Known for its haunted history, vampires, Voodoo and unique cemeteries, New Orleans may be one of the creepiest cities around. Of course, this is no shade to the best city in the world. Outside of the great food and music, the Crescent City wears its creepiness with a welcoming smile. Seriously, there’s a reason people call it “The Most Haunted City in America.”
Halloween is one of the biggest celebrations in the Big Easy, second only to Mardi Gras. Blame it on the love of wearing costumes and the abundance of spirits (both kinds). New Orleans maintains a spot on several top-ten U.S. city lists for celebrating the haunted holiday by indulging in seasonal parades, elaborate haunted houses, major festivals and strolls through the French Quarter. Still, we should not forget that other cities, countries and cultures have their own unique ways of celebrating Halloween.
Europe is said to be the birthplace of Halloween, formerly known as All Hallows' Eve the precursor to All Saints' Day. With origins that date back to the ancient Celtic festival of Samhain, Halloween was less of a family-friendly holiday and more of a gothic celebration of death, harvest and the end of summer.
Many of the Celtic traditions of costumes and offerings carried over to what many Americans know as the “Trick-or-Treat” activities of today’s Halloween. While much of Europe doesn’t celebrate Halloween with the same mainstream fanfare as its North American counterparts, it is still one of the most fascinating places to visit on October 31. Its rich and long history of tumultuous atrocities, century-old castles, and terrifying legends of vampires (Bram Stoker's Dracula in particular) creates a frightfully fun seasonal atmosphere.

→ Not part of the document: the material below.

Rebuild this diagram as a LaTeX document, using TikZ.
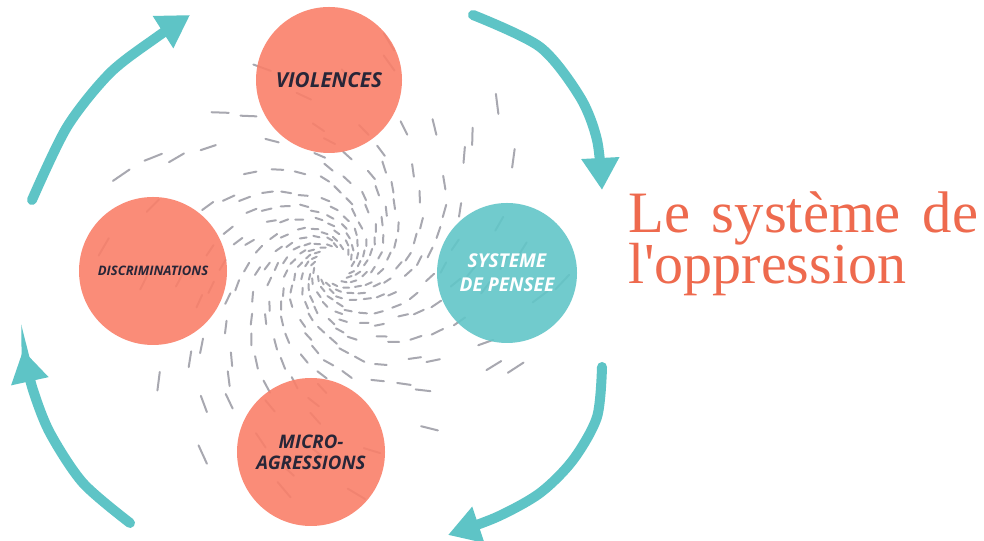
\documentclass[tikz,border=0pt]{standalone}
\usepackage{fontspec}
\setmainfont{Liberation Serif}
\newfontfamily\titlefont{Liberation Serif}[Ligatures=TeXOff]
\newfontfamily\labfont{Open Sans}
\usetikzlibrary{arrows.meta}
\definecolor{coral}{RGB}{250,128,106}
\definecolor{tealc}{RGB}{98,198,200}
\definecolor{tealarr}{RGB}{94,196,198}
\definecolor{titlec}{RGB}{238,106,78}
\definecolor{labc}{RGB}{40,38,56}
\definecolor{dashc}{RGB}{168,168,176}
\begin{document}
\begin{tikzpicture}[x=0.75pt,y=0.75pt,
  swirl/.style={line width=1.5pt,draw=dashc,line cap=round},
  cyc/.style={line width=7.5pt,draw=tealarr,line cap=round,-{Triangle[length=24pt,width=27pt,fill=tealarr]}},
  bubble/.style={circle,inner sep=0pt,fill opacity=0.9,text opacity=1,align=center,font=\labfont\bfseries\itshape},
]
\fill[white] (0,0) rectangle (984,541);
\useasboundingbox (0,0) rectangle (984,541);
% swirl of dashes
\pgfmathsetseed{11}
\begin{scope}[shift={(333,276)}]
\foreach \k in {0,...,17}{
  \foreach \r in {20,26.2,32.9,40.2,48.1,56.6,65.8,75.7,86.4,97.9,110.4,123.9,138.5,154.3,171.3,189.7,209.6,230}{
    \pgfmathsetmacro\th{\k*20 + 82*ln(\r/20) + 5*rand}
    \pgfmathsetmacro\hl{(0.07*\r+4)/2}
    \pgfmathsetmacro\dir{\th + 55 + 10*rand}
    \pgfmathsetmacro\back{\dir+180}
    \pgfmathtruncatemacro\keep{(rnd > (\r-100)/230) ? 1 : 0}
    \ifnum\keep=1
      \draw[swirl] (\th:\r) ++(\back:\hl) -- ++(\dir:2*\hl);
    \fi
  }
}
\end{scope}
% circles
\node[bubble,fill=coral,minimum size=109.5pt,font=\labfont\bfseries\itshape\fontsize{15.5pt}{18pt}\selectfont,text=labc] (viol) at (329,461) {VIOLENCES};
\node[bubble,fill=coral,minimum size=111pt,font=\labfont\bfseries\itshape\fontsize{9.8pt}{11pt}\selectfont,text=labc] (disc) at (153,270) {DISCRIMINATIONS};
\node[bubble,fill=tealc,minimum size=105pt,font=\labfont\bfseries\itshape\fontsize{14.3pt}{18pt}\selectfont,text=white] (syst) at (507,268) {SYSTEME\\DE PENSEE};
\node[bubble,fill=coral,minimum size=111pt,font=\labfont\bfseries\itshape\fontsize{14pt}{16pt}\selectfont,text=labc] (micro) at (311,89) {MICRO-\\AGRESSIONS};
% arrows
\draw[cyc] plot[smooth] coordinates {(32,341) (67,414) (110,468) (157,504) (190,526)};
\draw[cyc] plot[smooth] coordinates {(473,526) (540,494) (580,444) (597,401) (602,351)};
\draw[cyc] plot[smooth] coordinates {(602,174) (597,124) (573,81) (540,48) (497,24) (448,6)};
\draw[cyc] plot[smooth] coordinates {(130,18) (83,58) (50,108) (33,151) (23,191)};
% title
\node[anchor=base west,inner sep=0pt,text=titlec,font=\titlefont\fontsize{44pt}{50pt}\selectfont] (t1) at (628,308) {\makebox[262.5pt][s]{Le système de}};
\node[anchor=base west,inner sep=0pt,text=titlec,font=\titlefont\fontsize{43.5pt}{50pt}\selectfont] (t2) at (628,257) {l'oppression};
\end{tikzpicture}
\end{document}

Several European cultures partake in Halloween festivities—London, Barcelona and the city of Ostend in Belgium, to name a few. Elaborately decorated streets, haunted houses and costumed patrons take over the streets. Let’s not forget the Celtic-rooted cultures of Dublin, Ireland, and Scotland, where Halloween remains as big a celebration today as it was more than 2000 years ago.
South & Central America
October 31 isn’t the only time of year to host a celebration of souls. For many residents of Mexico, the celebration of the souls begins on October 31 at midnight and continues through the 1st and 2nd of November. Coinciding with the the Roman Catholic All Saints' Day, Dia de los Muertos (Day of the Dead) was originally an event held during the summer months. It follows the ancient tradition of the indigenous people who practiced the belief of honoring their deceased loved ones.
While many Central and South American countries do not celebrate Halloween, the ones that participate in the holiday tend to celebrate it along the same traditions as in North America. Places like Chile, Colombia, and Brazil all have large Halloween celebrations. In Rio de Janeiro, Brazil and Medellin, Colombia, costumes and partying are abundant. While they celebrate Halloween very similarly to the U.S., Chile and a few other locations extend their celebrations beyong mere trick-or-treating to include cultural, culinary and other large festival entertainment options such as beer festivals, film screenings and art exhibits.
Many African countries celebrate Halloween much the same as we do in the United States—however, there are quite a few that hold on to their own ancient traditions. There are also some countries that ban the holiday’s festivities altogether.
In 2013, the citizens of Rwanda were banned from hosting Halloween parties, due to religious differences. The ban caused a huge uproar, as many of the citizens enjoyed celebrating the holiday. Additionally, Halloween celebrations in Africa date back much further than the introduction of Christianity to the continent.
In South Africa, the tradition of Halloween is not particularly a candy-themed holiday as it is in the West. The art of trick-or-treating is slowly gaining momentum in the different communities, and frights and sights familiar to us are just now slowly beginning to grow in popularity.
Many Asian cultures participate in Halloween. In fact, major cities like Hong Kong tend to host bigger celebrations than most of the Western world.
It is not unusual to see a plethora of decorations, ghostly parties, and costumes roaming the streets of Hong Kong on the eve of All Saints' Day. Hong Kong is easily considered the Halloween capital of Asia, breaking down into two separate celebrations. There is the more American version of Halloween that is just as commercialized as in the U.S., with parties hosted all around town and in major public attractions like Disneyland.
The traditional festival of “Yue Lan” (Festival of the Hungry Ghosts) is another way to celebrate the holiday. Its emphasis is less on celebration, and presents an opportunity to give gifts to the dead, offering comfort to the deceased and warding off evil spirits.